The fifth proof point is the first exit request. A provider with confidence in its service should not make exit impossible. It should define data export, address return, backup handoff, hardware removal, remote-hands fees and final billing in advance. Paradoxically, clear exit rights can make customers more willing to sign because lock-in fear is lower. Intrahost's continuity account is more credible if staying is chosen because service is good, not because leaving is unclear.

At the end of that first year, the customer can make a more serious judgement. Did Intrahost reduce operating burden? Did support remember the environment? Did the network behave as promised? Were backups tested? Were bills understandable? Were incidents communicated clearly? Did the provider learn from problems? If the answers are yes, Intrahost has earned margin that a cheap VPS provider cannot easily take away. If the answers are no, the customer should price migration before the next renewal creates another year of inertia.

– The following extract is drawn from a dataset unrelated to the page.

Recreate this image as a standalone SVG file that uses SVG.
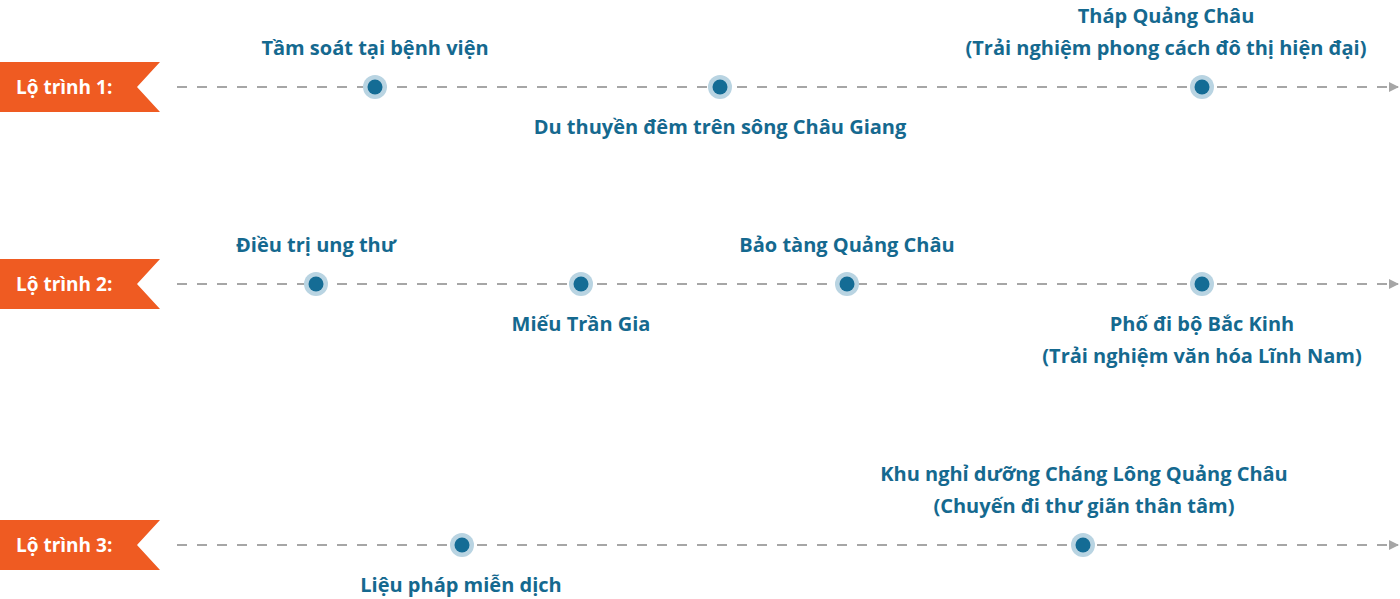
<svg xmlns="http://www.w3.org/2000/svg" width="1400" height="599" viewBox="0 0 1400 599">
<defs>
<style>
.lbl{font-family:"Open Sans","Noto Sans",sans-serif;font-weight:bold;font-size:20px;fill:#15698f;text-anchor:middle}
.bt{font-family:"Open Sans","Noto Sans",sans-serif;font-weight:bold;font-size:19px;fill:#fff}
.ln{stroke:#a6a6a6;stroke-width:2;stroke-dasharray:10 10;fill:none}
.ban{fill:#ef5b22}
.o{fill:#b9d4e2}.i{fill:#146c95}
</style>
<marker id="ar" markerWidth="10" markerHeight="12" refX="9" refY="6" orient="auto" markerUnits="userSpaceOnUse"><path d="M0,1 L10,6 L0,11Z" fill="#a6a6a6"/></marker>
<g id="dot"><circle class="o" r="12"/><circle class="i" r="7.5"/></g>
</defs>
<g id="connectors">
<line class="ln" x1="177" y1="87" x2="1398" y2="87" marker-end="url(#ar)"/>
<line class="ln" x1="177" y1="284" x2="1398" y2="284" marker-end="url(#ar)"/>
<line class="ln" x1="177" y1="545" x2="1398" y2="545" marker-end="url(#ar)"/>
</g>
<g id="r1"><path class="ban" d="M0,62H160L137,87L160,112H0Z"/><text class="bt" x="16" y="94">Lộ trình 1:</text></g>
<g id="r2"><path class="ban" d="M0,259H160L137,284L160,309H0Z"/><text class="bt" x="16" y="291">Lộ trình 2:</text></g>
<g id="r3"><path class="ban" d="M0,520H160L137,545L160,570H0Z"/><text class="bt" x="16" y="552">Lộ trình 3:</text></g>
<g id="n1"><use href="#dot" x="375" y="87"/><text class="lbl" x="375" y="55">Tầm soát tại bệnh viện</text></g>
<g id="n2"><use href="#dot" x="720" y="87"/><text class="lbl" x="720" y="134">Du thuyền đêm trên sông Châu Giang</text></g>
<g id="n3"><use href="#dot" x="1202" y="87"/><text class="lbl" x="1166" y="23">Tháp Quảng Châu</text><text class="lbl" x="1166" y="55">(Trải nghiệm phong cách đô thị hiện đại)</text></g>
<g id="n4"><use href="#dot" x="316" y="284"/><text class="lbl" x="316" y="252">Điều trị ung thư</text></g>
<g id="n5"><use href="#dot" x="581" y="284"/><text class="lbl" x="581" y="331">Miếu Trần Gia</text></g>
<g id="n6"><use href="#dot" x="847" y="284"/><text class="lbl" x="847" y="252">Bảo tàng Quảng Châu</text></g>
<g id="n7"><use href="#dot" x="1202" y="284"/><text class="lbl" x="1202" y="331">Phố đi bộ Bắc Kinh</text><text class="lbl" x="1202" y="363">(Trải nghiệm văn hóa Lĩnh Nam)</text></g>
<g id="n8"><use href="#dot" x="462" y="545"/><text class="lbl" x="461" y="592">Liệu pháp miễn dịch</text></g>
<g id="n9"><use href="#dot" x="1083" y="545"/><text class="lbl" x="1084" y="481">Khu nghỉ dưỡng Cháng Lông Quảng Châu</text><text class="lbl" x="1084" y="513">(Chuyến đi thư giãn thân tâm)</text></g>
</svg>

Conclusion: continuity is the product to prove

Intrahost Solutions Ltd is more than a name in a directory. The public record connects a Cyprus legal entity, a RIPE organisation handle, a visible AS, announced prefixes and a live commercial site that sells infrastructure control. The company claims private cloud, hybrid infrastructure, dedicated hosting, colocation, partner support, EU jurisdiction and a network posture around AS214124. Those claims make it relevant to buyers who want more than a cheap VPS.

The economic question is whether Intrahost can convert that relevance into durable continuity accounts. A customer does not renew private cloud, dedicated hosting or colocation only because the first quote was attractive. It renews because the provider helped avoid migration pain, responded during incidents, kept backups understandable, handled abuse cleanly, maintained address and routing trust, made billing predictable and gave the customer confidence that the next change will not become a crisis.

The substitute set is concrete and disciplined. Hyperscale cloud is available. Developer cloud is available. Local and regional hosts are available. Reseller platforms are available. In-house servers are available. Delayed migration is always available. Intrahost has to show why its mix of support memory, EU jurisdiction, resource control and infrastructure flexibility is worth choosing over each of those alternatives.

The current public evidence supports a cautious thesis: Intrahost matters where buyers pay for continuity before raw speed. The evidence does not yet prove the private facts that would make the thesis decisive. Until those facts are available, the right judgement is neither dismissal nor celebration. Intrahost is a real Cyprus infrastructure provider to monitor, with credible public resource evidence and a continuity story that must be tested at the points where hosting economics always become real: migration, support, backups, abuse, facility dependence and renewal after the first serious incident.